■ GOAL OF THE EXERCISE:
Omit the images. Copy each entry word for word.

Records from a data source
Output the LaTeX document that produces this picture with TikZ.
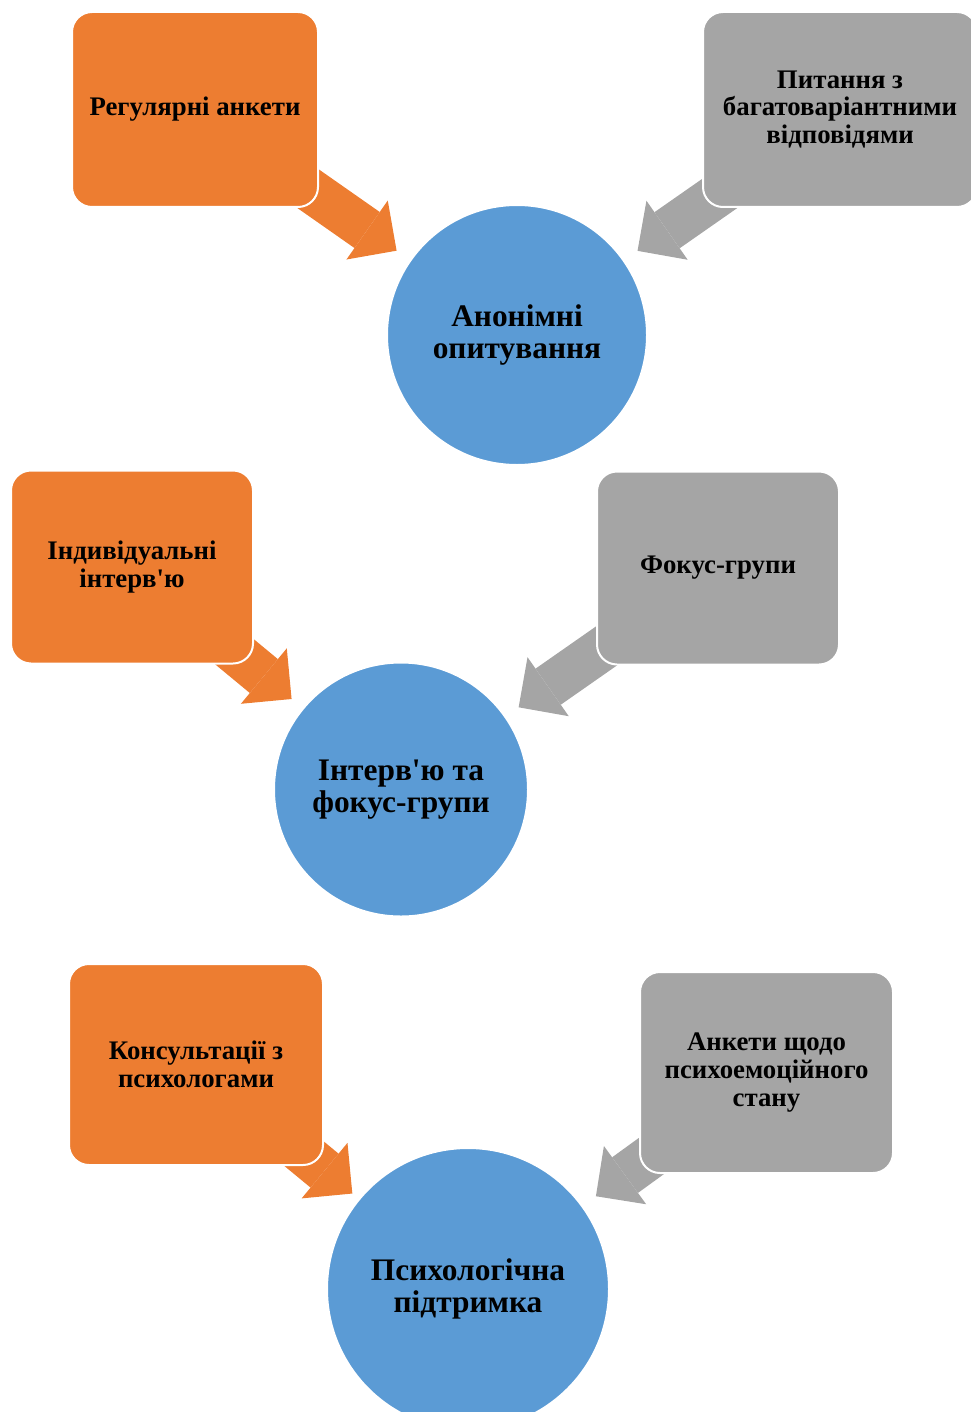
\documentclass[tikz,border=0pt]{standalone}
\usepackage{fontspec}
\setmainfont{Liberation Serif}[Ligatures=TeXOff]
\usetikzlibrary{arrows.meta,backgrounds}

\definecolor{orangeA}{HTML}{ED7D31}
\definecolor{grayA}{HTML}{A5A5A5}
\definecolor{blueA}{HTML}{5B9BD5}

\tikzset{
  boxbase/.style={rectangle, rounded corners=10pt, draw=white, line width=1pt,
    align=center, inner sep=2pt, font=\fontsize{13.4}{13.8}\selectfont\bfseries},
  boxO/.style={boxbase, fill=orangeA},
  boxG/.style={boxbase, fill=grayA},
  hub/.style={circle, fill=blueA, draw=white, line width=1pt, inner sep=0pt,
    align=center, font=\fontsize{15.7}{16.2}\selectfont\bfseries},
  feed/.style={line width=22pt, -{Triangle[length=18pt, width=36pt, line width=0pt]}},
  feedO/.style={feed, draw=orangeA},
  feedG/.style={feed, draw=grayA},
}

\begin{document}
\begin{tikzpicture}[x=0.5pt, y=-0.5pt]

% ----------------- Page frame (pixel grid of the reference) -----------------
\useasboundingbox (0,0) rectangle (970,1412);

% ----------------- Row 1 -----------------
\node[boxO, minimum width=123pt, minimum height=97.5pt] (reg) at (195,109.5)
  {Регулярні анкети};
\node[boxG, minimum width=137pt, minimum height=97.5pt] (mcq) at (840,109.5)
  {Питання з\\багатоваріантними\\відповідями};
\node[hub, minimum size=130pt] (anon) at (517,335) {Анонімні\\опитування};

% ----------------- Row 2 -----------------
\node[boxO, minimum width=121pt, minimum height=96.5pt] (ind) at (132,567)
  {Індивідуальні\\інтерв'ю};
\node[boxG, minimum width=121pt, minimum height=96.5pt] (foc) at (718,568)
  {Фокус-групи};
\node[hub, minimum size=127pt] (intv) at (401,789.5) {Інтерв'ю та\\фокус-групи};

% ----------------- Row 3 -----------------
\node[boxO, minimum width=127pt, minimum height=100.5pt] (cons) at (196,1064.5)
  {Консультації з\\психологами};
\node[boxG, minimum width=126.5pt, minimum height=100.5pt] (ank) at (766.5,1072.5)
  {Анкети щодо\\психоемоційного\\стану};
\node[hub, minimum size=141pt] (psy) at (468,1289) {Психологічна\\підтримка};

% ----------------- Block arrows (behind the boxes) -----------------
\begin{scope}[on background layer]
  \draw[feedO, shorten >=8pt]    (reg.center)  -- (anon);
  \draw[feedG, shorten >=8pt]    (mcq.center)  -- (anon);
  \draw[feedO, shorten >=7pt]    (ind.center)  -- (intv);
  \draw[feedG, shorten >=7.75pt] (foc.center)  -- (intv);
  \draw[feedO, shorten >=4pt]    (cons.center) -- (psy);
  \draw[feedG, shorten >=8pt]    (ank.center)  -- (psy);
\end{scope}

\end{tikzpicture}
\end{document}
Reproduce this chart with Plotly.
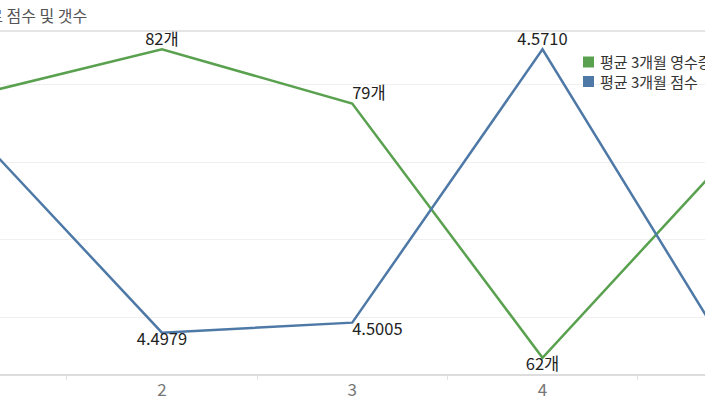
import plotly.graph_objects as go

categories = ["1", "2", "3", "4", "5"]
count_avg = [79.3, 82.3, 78.8, 62.4, 75.7]
count_labels = ["", "82개", "79개", "62개", ""]
score_avg = [4.5504, 4.4979, 4.5005, 4.5710, 4.4911]
score_labels = ["", "4.4979", "4.5005", "4.5710", ""]
series_names = ["평균 3개월 영수증 갯수", "평균 3개월 점수"]
title_text = "그룹별로 점수 및 갯수"

GREEN = "#59A14F"
BLUE = "#4E79A7"
FONT = "Noto Sans CJK KR"

W, H, T, B = 705, 403, 31, 29
PH = H - T - B


def px(x):
    return x / W


def py(y):
    return (H - B - y) / PH


fig = go.Figure()
fig.add_trace(go.Scatter(
    x=categories, y=count_avg, mode="lines+text", text=count_labels, name=series_names[0],
    textposition=["top center", "top center", "top right", "bottom center", "top center"],
    textfont=dict(size=16.5, color="#222", family=FONT),
    line=dict(color=GREEN, width=2.5), yaxis="y", showlegend=False, cliponaxis=True,
))
fig.add_trace(go.Scatter(
    x=categories, y=score_avg, mode="lines+text", text=score_labels, name=series_names[1],
    textposition=["top center", "bottom center", "bottom right", "top center", "bottom center"],
    textfont=dict(size=16.5, color="#222", family=FONT),
    line=dict(color=BLUE, width=2.5), yaxis="y2", showlegend=False, cliponaxis=True,
))

shapes = [dict(type="line", xref="paper", yref="paper", x0=0, x1=1, y0=1, y1=1,
               line=dict(color="#dddddd", width=1.5))]
annotations = [dict(text=title_text, xref="paper", yref="paper", x=px(89), y=py(15),
                    xanchor="right", yanchor="middle", showarrow=False,
                    font=dict(size=16, color="#555", family=FONT))]
# custom legend (square swatches + one text block)
row_gap = 19.5
for i, col in enumerate([GREEN, BLUE]):
    cy = 62 + row_gap * i
    shapes.append(dict(type="rect", xref="paper", yref="paper",
                       x0=px(583), x1=px(594), y0=py(cy - 5.5), y1=py(cy + 5.5),
                       fillcolor=col, line=dict(width=0)))
annotations.append(dict(text="<br>".join(series_names), xref="paper", yref="paper",
                        x=px(598), y=py(62 + row_gap / 2), xanchor="left", yanchor="middle",
                        align="left", showarrow=False,
                        font=dict(size=15, color="#333", family=FONT)))

fig.update_layout(
    width=W, height=H,
    margin=dict(l=0, r=0, t=T, b=B, autoexpand=False),
    paper_bgcolor="white", plot_bgcolor="white",
    font=dict(family=FONT, color="#333"),
    showlegend=False,
    xaxis=dict(type="category", range=[0.149, 3.854], showgrid=False,
               showline=True, linecolor="#dddddd", linewidth=1.5,
               ticks="outside", tickson="boundaries", ticklen=4, tickcolor="#e3e3e3",
               tickfont=dict(size=17, color="#777", family=FONT), zeroline=False),
    yaxis=dict(range=[61.35, 83.48], dtick=5, tick0=0, showgrid=True, gridcolor="#f0f0f0",
               showticklabels=False, zeroline=False, showline=False),
    yaxis2=dict(range=[4.48725, 4.57572], overlaying="y", side="right", showgrid=False,
                showticklabels=False, zeroline=False, showline=False),
    shapes=shapes,
    annotations=annotations,
)

fig.write_html("out.html", config={"displayModeBar": False},
               post_script="document.body.style.margin='0';")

■ THE REPLY:
Output the LaTeX document that produces this picture with TikZ.
\documentclass[tikz,border=0pt]{standalone}
\usepackage{fontspec}
\setmainfont{Liberation Serif}[Ligatures=TeXOff]
\usetikzlibrary{arrows.meta,backgrounds}

\definecolor{orangeA}{HTML}{ED7D31}
\definecolor{grayA}{HTML}{A5A5A5}
\definecolor{blueA}{HTML}{5B9BD5}

\tikzset{
  boxbase/.style={rectangle, rounded corners=10pt, draw=white, line width=1pt,
    align=center, inner sep=2pt, font=\fontsize{13.4}{13.8}\selectfont\bfseries},
  boxO/.style={boxbase, fill=orangeA},
  boxG/.style={boxbase, fill=grayA},
  hub/.style={circle, fill=blueA, draw=white, line width=1pt, inner sep=0pt,
    align=center, font=\fontsize{15.7}{16.2}\selectfont\bfseries},
  feed/.style={line width=22pt, -{Triangle[length=18pt, width=36pt, line width=0pt]}},
  feedO/.style={feed, draw=orangeA},
  feedG/.style={feed, draw=grayA},
}

\begin{document}
\begin{tikzpicture}[x=0.5pt, y=-0.5pt]

% ----------------- Page frame (pixel grid of the reference) -----------------
\useasboundingbox (0,0) rectangle (970,1412);

% ----------------- Row 1 -----------------
\node[boxO, minimum width=123pt, minimum height=97.5pt] (reg) at (195,109.5)
  {Регулярні анкети};
\node[boxG, minimum width=137pt, minimum height=97.5pt] (mcq) at (840,109.5)
  {Питання з\\багатоваріантними\\відповідями};
\node[hub, minimum size=130pt] (anon) at (517,335) {Анонімні\\опитування};

% ----------------- Row 2 -----------------
\node[boxO, minimum width=121pt, minimum height=96.5pt] (ind) at (132,567)
  {Індивідуальні\\інтерв'ю};
\node[boxG, minimum width=121pt, minimum height=96.5pt] (foc) at (718,568)
  {Фокус-групи};
\node[hub, minimum size=127pt] (intv) at (401,789.5) {Інтерв'ю та\\фокус-групи};

% ----------------- Row 3 -----------------
\node[boxO, minimum width=127pt, minimum height=100.5pt] (cons) at (196,1064.5)
  {Консультації з\\психологами};
\node[boxG, minimum width=126.5pt, minimum height=100.5pt] (ank) at (766.5,1072.5)
  {Анкети щодо\\психоемоційного\\стану};
\node[hub, minimum size=141pt] (psy) at (468,1289) {Психологічна\\підтримка};

% ----------------- Block arrows (behind the boxes) -----------------
\begin{scope}[on background layer]
  \draw[feedO, shorten >=8pt]    (reg.center)  -- (anon);
  \draw[feedG, shorten >=8pt]    (mcq.center)  -- (anon);
  \draw[feedO, shorten >=7pt]    (ind.center)  -- (intv);
  \draw[feedG, shorten >=7.75pt] (foc.center)  -- (intv);
  \draw[feedO, shorten >=4pt]    (cons.center) -- (psy);
  \draw[feedG, shorten >=8pt]    (ank.center)  -- (psy);
\end{scope}

\end{tikzpicture}
\end{document}
Reproduce this chart with Plotly.
import plotly.graph_objects as go

categories = ["1", "2", "3", "4", "5"]
count_avg = [79.3, 82.3, 78.8, 62.4, 75.7]
count_labels = ["", "82개", "79개", "62개", ""]
score_avg = [4.5504, 4.4979, 4.5005, 4.5710, 4.4911]
score_labels = ["", "4.4979", "4.5005", "4.5710", ""]
series_names = ["평균 3개월 영수증 갯수", "평균 3개월 점수"]
title_text = "그룹별로 점수 및 갯수"

GREEN = "#59A14F"
BLUE = "#4E79A7"
FONT = "Noto Sans CJK KR"

W, H, T, B = 705, 403, 31, 29
PH = H - T - B


def px(x):
    return x / W


def py(y):
    return (H - B - y) / PH


fig = go.Figure()
fig.add_trace(go.Scatter(
    x=categories, y=count_avg, mode="lines+text", text=count_labels, name=series_names[0],
    textposition=["top center", "top center", "top right", "bottom center", "top center"],
    textfont=dict(size=16.5, color="#222", family=FONT),
    line=dict(color=GREEN, width=2.5), yaxis="y", showlegend=False, cliponaxis=True,
))
fig.add_trace(go.Scatter(
    x=categories, y=score_avg, mode="lines+text", text=score_labels, name=series_names[1],
    textposition=["top center", "bottom center", "bottom right", "top center", "bottom center"],
    textfont=dict(size=16.5, color="#222", family=FONT),
    line=dict(color=BLUE, width=2.5), yaxis="y2", showlegend=False, cliponaxis=True,
))

shapes = [dict(type="line", xref="paper", yref="paper", x0=0, x1=1, y0=1, y1=1,
               line=dict(color="#dddddd", width=1.5))]
annotations = [dict(text=title_text, xref="paper", yref="paper", x=px(89), y=py(15),
                    xanchor="right", yanchor="middle", showarrow=False,
                    font=dict(size=16, color="#555", family=FONT))]
# custom legend (square swatches + one text block)
row_gap = 19.5
for i, col in enumerate([GREEN, BLUE]):
    cy = 62 + row_gap * i
    shapes.append(dict(type="rect", xref="paper", yref="paper",
                       x0=px(583), x1=px(594), y0=py(cy - 5.5), y1=py(cy + 5.5),
                       fillcolor=col, line=dict(width=0)))
annotations.append(dict(text="<br>".join(series_names), xref="paper", yref="paper",
                        x=px(598), y=py(62 + row_gap / 2), xanchor="left", yanchor="middle",
                        align="left", showarrow=False,
                        font=dict(size=15, color="#333", family=FONT)))

fig.update_layout(
    width=W, height=H,
    margin=dict(l=0, r=0, t=T, b=B, autoexpand=False),
    paper_bgcolor="white", plot_bgcolor="white",
    font=dict(family=FONT, color="#333"),
    showlegend=False,
    xaxis=dict(type="category", range=[0.149, 3.854], showgrid=False,
               showline=True, linecolor="#dddddd", linewidth=1.5,
               ticks="outside", tickson="boundaries", ticklen=4, tickcolor="#e3e3e3",
               tickfont=dict(size=17, color="#777", family=FONT), zeroline=False),
    yaxis=dict(range=[61.35, 83.48], dtick=5, tick0=0, showgrid=True, gridcolor="#f0f0f0",
               showticklabels=False, zeroline=False, showline=False),
    yaxis2=dict(range=[4.48725, 4.57572], overlaying="y", side="right", showgrid=False,
                showticklabels=False, zeroline=False, showline=False),
    shapes=shapes,
    annotations=annotations,
)

fig.write_html("out.html", config={"displayModeBar": False},
               post_script="document.body.style.margin='0';")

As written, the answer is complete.